Yikes. As wealth disparity grows, this suggests that democracy will also trend towards representing the interests of only those with economic power.
Quote
the richest person in the world today (Elon Musk) already exceeds that, at [roughly 3T in revenue per year,43 being valued at ~$30T, and leading to personal fortunes well into the trillions. In that world, the debates we have about tax policy today simply won’t apply as we will be in a fundamentally different situation.
Bold predictions, but not inconceivable.
Quote
AI datacenters already represent a substantial fraction of US economic growth,44
and are thus strongly tying together the financial interests of large tech companies (which are increasingly focused on either AI or AI infrastructure) and the political interests of the government in a way that can produce perverse incentives. We already see this through the reluctance of tech companies to criticize the US government
Quote
Our choice to engage on policy substance rather than politics is sometimes read as a tactical error or failure to “read the room” rather than a principled decision, and that framing concerns me. In a healthy democracy, companies should be able to advocate for good policy for its own sake.
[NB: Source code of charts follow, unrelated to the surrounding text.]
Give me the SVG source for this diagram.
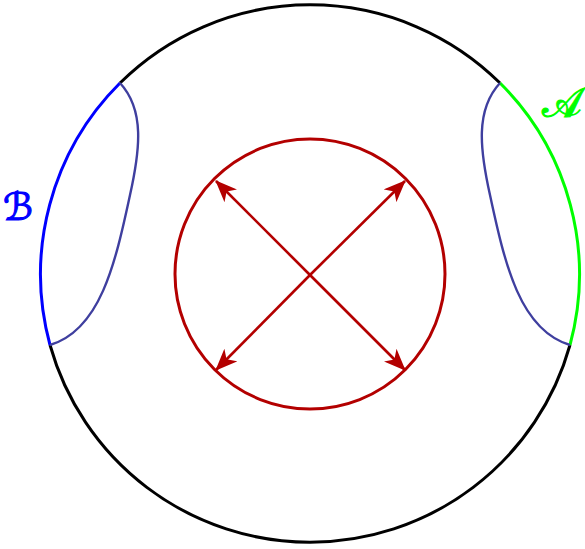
<svg xmlns="http://www.w3.org/2000/svg" width="585" height="549" viewBox="0 0 585 549">
<style>
.outer{fill:none;stroke:#000;stroke-width:3}
.inner{fill:none;stroke:#b30000;stroke-width:3}
.arr{fill:none;stroke:#b30000;stroke-width:2.6}
.curve{fill:none;stroke:#3f3f9f;stroke-width:2.4}
.lbl{font-family:"DejaVu Serif","DejaVu Sans","Noto Sans",serif;font-size:38px;stroke-width:1.2}
</style>
<defs>
<marker id="ah" viewBox="0 0 22 18" refX="21" refY="9" markerWidth="22" markerHeight="18" markerUnits="userSpaceOnUse" orient="auto">
<path d="M0,0 L22,9 L0,18 L6,9 Z" fill="#b30000"/>
</marker>
</defs>
<g id="outer-circle">
<path class="outer" d="M120,83 A270,270 0 0 1 500,83"/>
<path class="outer" d="M570,345 A270,270 0 0 1 50,345"/>
</g>
<g id="region-B">
<path d="M120,83 A270,270 0 0 0 50,345" fill="none" stroke="#0000ff" stroke-width="3"/>
<path class="curve" d="M120,83 C145,110 140,150 130,195 C115,265 100,330 50,345"/>
<text class="lbl" x="3" y="220" fill="#0000ff" stroke="#0000ff">ℬ</text>
</g>
<g id="region-A">
<path d="M500,83 A270,270 0 0 1 570,345" fill="none" stroke="#00ff00" stroke-width="3"/>
<path class="curve" d="M500,83 C475,110 480,150 490,195 C505,265 520,330 570,345"/>
<text class="lbl" x="582" y="117" text-anchor="end" fill="#00ff00" stroke="#00ff00" style="font-size:42px">𝒜</text>
</g>
<g id="inner-circle"><circle class="inner" cx="310" cy="274" r="135"/></g>
<g id="connectors">
<line class="arr" x1="310" y1="275" x2="216" y2="181" marker-end="url(#ah)"/>
<line class="arr" x1="310" y1="275" x2="405" y2="181" marker-end="url(#ah)"/>
<line class="arr" x1="310" y1="275" x2="216" y2="370" marker-end="url(#ah)"/>
<line class="arr" x1="310" y1="275" x2="405" y2="370" marker-end="url(#ah)"/>
</g>
</svg>
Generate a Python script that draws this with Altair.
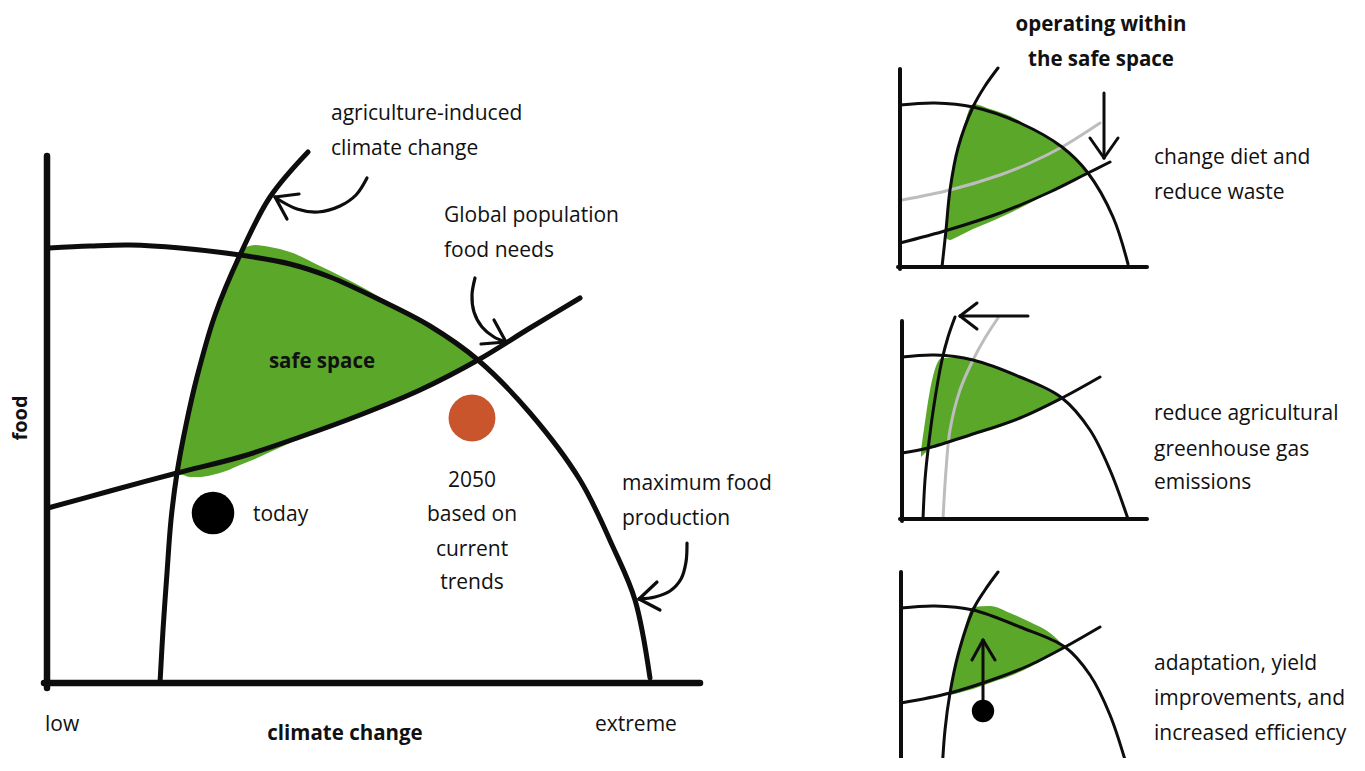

This is refreshing to see, especially in such a capital- and regulatory-sensitive environment. Anthropic takes credit for its deliberate choices to stay true to its missions rather than play political games.
Quote
Much of it targets issues that aren’t actually problems (like datacenter water usage) and proposes solutions (like datacenter bans or poorly designed wealth taxes) that wouldn’t address the real concerns. The underlying issue that deserves attention is ensuring that AI development remains accountable to the public interest
Cynically, this serves the interests of unregulated AI. Get people to worry about the inconsequential things so they aren’t paying attention to the real problems ahead.
Quote
I think human purpose does not depend on being the best in the world at something, and humans can find purpose even over very long periods of time through stories and projects that they love. We simply need to break the link between the generation of economic value and self-worth and meaning.
It’s easy to say this if you are comfortably wealthy. It’s harder if you are hanging on by a thread.
Quote
But in turn, the same AI-enabled tools that are necessary to fight autocracies can, if taken too far, be turned inward to create tyranny in our own countries. AI-driven terrorism could kill millions through the misuse of biology, but an overreaction to this risk could lead us down the road to an autocratic surveillance state.
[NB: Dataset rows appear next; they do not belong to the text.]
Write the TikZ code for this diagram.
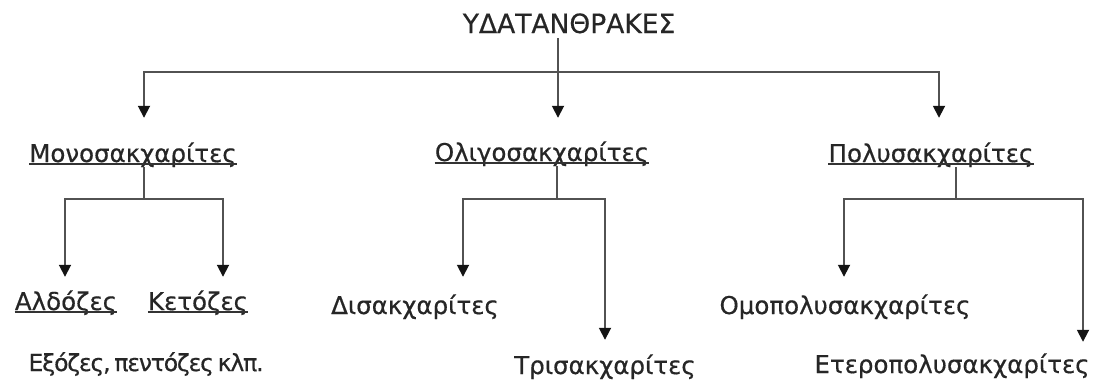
\documentclass[tikz,border=0pt]{standalone}
\usepackage{fontspec}
\setmainfont[FakeBold=0.5]{DejaVu Sans}
\newfontfamily\tightfont[FakeBold=0.5,LetterSpace=-5,WordSpace=0.6]{DejaVu Sans}
\usetikzlibrary{arrows.meta}
\begin{document}
\begin{tikzpicture}[x=1pt,y=-1pt,
  lbl/.style={font=\fontsize{24.5}{28}\selectfont, inner sep=0pt, anchor=base,
    text height=18pt, text depth=5pt, text=black!85},
  conn/.style={draw=black!68, line width=1.8pt},
  arr/.style={conn, -{Triangle[width=12pt,length=12pt,color=black!92]}},
  ul/.style={draw=black!80, line width=1.3pt}]
\useasboundingbox (0,0) rectangle (1094,383);
% nodes
\node[lbl, font=\fontsize{26.5}{30}\selectfont] (root) at (569,33) {ΥΔΑΤΑΝΘΡΑΚΕΣ};
\node[lbl] (mono) at (133,162) {Μονοσακχαρίτες};
\node[lbl] (olig) at (542,161) {Ολιγοσακχαρίτες};
\node[lbl] (poly) at (931,162) {Πολυσακχαρίτες};
\node[lbl] (ald) at (66,310) {Αλδόζες};
\node[lbl] (ket) at (198,310) {Κετόζες};
\node[lbl, font=\tightfont\fontsize{23.5}{28}\selectfont] (hex) at (146,371) {Εξόζες, πεντόζες κλπ.};
\node[lbl] (dis) at (415,314) {Δισακχαρίτες};
\node[lbl] (tri) at (605,374) {Τρισακχαρίτες};
\node[lbl] (omo) at (845,314) {Ομοπολυσακχαρίτες};
\node[lbl] (ete) at (952,373) {Ετεροπολυσακχαρίτες};
% underlines
\foreach \n in {mono,olig,poly,ald,ket}
  \draw[ul] ([yshift=-2pt]\n.base west) -- ([yshift=-2pt]\n.base east);
% junction coordinates
\coordinate (h0) at (558,72);
\coordinate (c1) at (144,72);
\coordinate (c3) at (939,72);
\coordinate (b1) at (144,199);
\coordinate (l1) at (65,199);
\coordinate (r1) at (223,199);
\coordinate (b2) at (557,199);
\coordinate (l2) at (463,199);
\coordinate (r2) at (605,199);
\coordinate (b3) at (956,199);
\coordinate (l3) at (844,199);
\coordinate (r3) at (1083,199);
% level 1
\draw[arr] (root.south -| h0) -- ([yshift=25pt]olig.north -| h0);
\draw[arr] (h0) -- (c1) -- ([yshift=26pt]mono.north -| c1);
\draw[arr] (h0) -- (c3) -- ([yshift=26pt]poly.north -| c3);
% level 2
\draw[conn] (mono.south -| b1) -- (b1);
\draw[arr] (b1) -- (l1) -- ([yshift=15pt]ald.north -| l1);
\draw[arr] (b1) -- (r1) -- ([yshift=15pt]ket.north -| r1);
\draw[conn] (olig.south -| b2) -- (b2);
\draw[arr] (b2) -- (l2) -- ([yshift=19pt]dis.north -| l2);
\draw[arr] (b2) -- (r2) -- ([yshift=16pt]tri.north -| r2);
\draw[conn] (poly.south -| b3) -- (b3);
\draw[arr] (b3) -- (l3) -- ([yshift=19pt]omo.north -| l3);
\draw[arr] (b3) -- (r3) -- ([yshift=13pt]ete.north -| r3);
\end{tikzpicture}
\end{document}
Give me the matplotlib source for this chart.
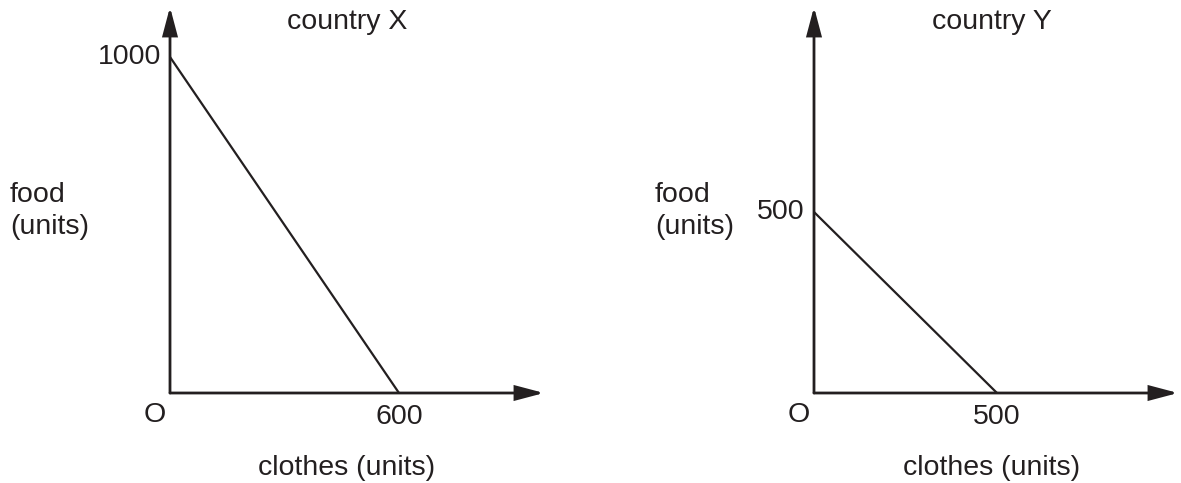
import matplotlib
matplotlib.use("Agg")
import matplotlib.pyplot as plt

# Data
countries = ["country X", "country Y"]
food_max = [1000, 500]      # y-intercepts (food units)
clothes_max = [600, 500]    # x-intercepts (clothes units)
x_label = "clothes (units)"
y_label = "food\n(units)"

W, H = 1181, 483
INK = "#231f20"
plt.rcParams["font.family"] = ["Liberation Sans", "DejaVu Sans"]
FS = 20.5

fig = plt.figure(figsize=(W / 100, H / 100), dpi=100)

def fx(px):
    return px / W

def fy(py):
    return 1 - py / H

# panel geometry in pixels: origin, pixel position of intercepts, arrow tips
panels = [
    dict(ox=170, oy=393, xint_px=399, yint_px=57, xtip=544, ytip=7,
         title_x=347, food_x=10, clothes_x=347),
    dict(ox=814, oy=393, xint_px=997, yint_px=212, xtip=1178, ytip=7,
         title_x=992, food_x=655, clothes_x=992),
]

for i, p in enumerate(panels):
    xm = clothes_max[i]
    ym = food_max[i]
    xlim_top = xm * (p["xtip"] - p["ox"]) / (p["xint_px"] - p["ox"])
    ylim_top = ym * (p["oy"] - p["ytip"]) / (p["oy"] - p["yint_px"])
    ax = fig.add_axes([fx(p["ox"]), fy(p["oy"]),
                       (p["xtip"] - p["ox"]) / W, (p["oy"] - p["ytip"]) / H])
    ax.set_xlim(0, xlim_top)
    ax.set_ylim(0, ylim_top)
    ax.axis("off")

    arrow = dict(arrowstyle="-|>,head_length=1.7,head_width=0.45",
                 mutation_scale=10, lw=2.0, color=INK,
                 shrinkA=0, shrinkB=0, joinstyle="miter")
    ax.annotate("", xy=(xlim_top, 0), xytext=(0, 0), arrowprops=arrow,
                annotation_clip=False)
    ax.annotate("", xy=(0, ylim_top), xytext=(0, 0), arrowprops=arrow,
                annotation_clip=False)

    # production possibility line
    ax.plot([0, xm], [ym, 0], color=INK, lw=1.6, clip_on=False,
            solid_capstyle="butt")

    # value labels
    ax.annotate(str(ym), xy=(0, ym), xytext=(-9, 0), textcoords="offset pixels",
                ha="right", va="center", fontsize=FS, color=INK)
    ax.annotate(str(xm), xy=(xm, 0), xytext=(0, -24), textcoords="offset pixels",
                ha="center", va="center", fontsize=FS, color=INK)
    ax.annotate("O", xy=(0, 0), xytext=(-15, -22), textcoords="offset pixels",
                ha="center", va="center", fontsize=FS, color=INK)

    fig.text(fx(p["title_x"]), fy(22), countries[i], ha="center", va="center",
             fontsize=FS, color=INK)
    fig.text(fx(p["clothes_x"]), fy(468), x_label, ha="center", va="center",
             fontsize=FS, color=INK)
    fig.text(fx(p["food_x"]), fy(211), y_label, ha="left", va="center",
             fontsize=FS, color=INK, linespacing=1.3)

fig.savefig("out.png", dpi=100, facecolor="white")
TLDR is that these are hard problems that require nuanced and informed perspectives.
Quote
the idea of stopping or even substantially slowing the technology is fundamentally untenable. The formula for building powerful AI systems is incredibly simple,
…
If one company does not build it, others will do so nearly as fast. If all companies in democratic countries stopped or slowed development, by mutual agreement or regulatory decree, then authoritarian countries would simply keep going.
So really there’s a race to see who can get to the finish line fastest so they can begin setting the table for the next sprint.
Quote
slowing down the march of autocracies towards powerful AI for a few years by denying them the resources they need to build it,46
namely chips and semiconductor manufacturing equipment. This in turn gives democratic countries a buffer that they can “spend” on building powerful AI more carefully, with more attention to its risks, while still proceeding fast enough to comfortably beat the autocracies.
This is more reasonable than I credited Dario’s hardline position. The goal is to slow down progress for autocracies, not somehow prevent China from developing powerful models.
Quote
The first step is for those closest to the technology to simply tell the truth about the situation humanity is in, which I have always tried to do
This is a good summation of why I also write. Not so much at the humanity scale, but people should know the truth about what’s happening around them from the people closest to it.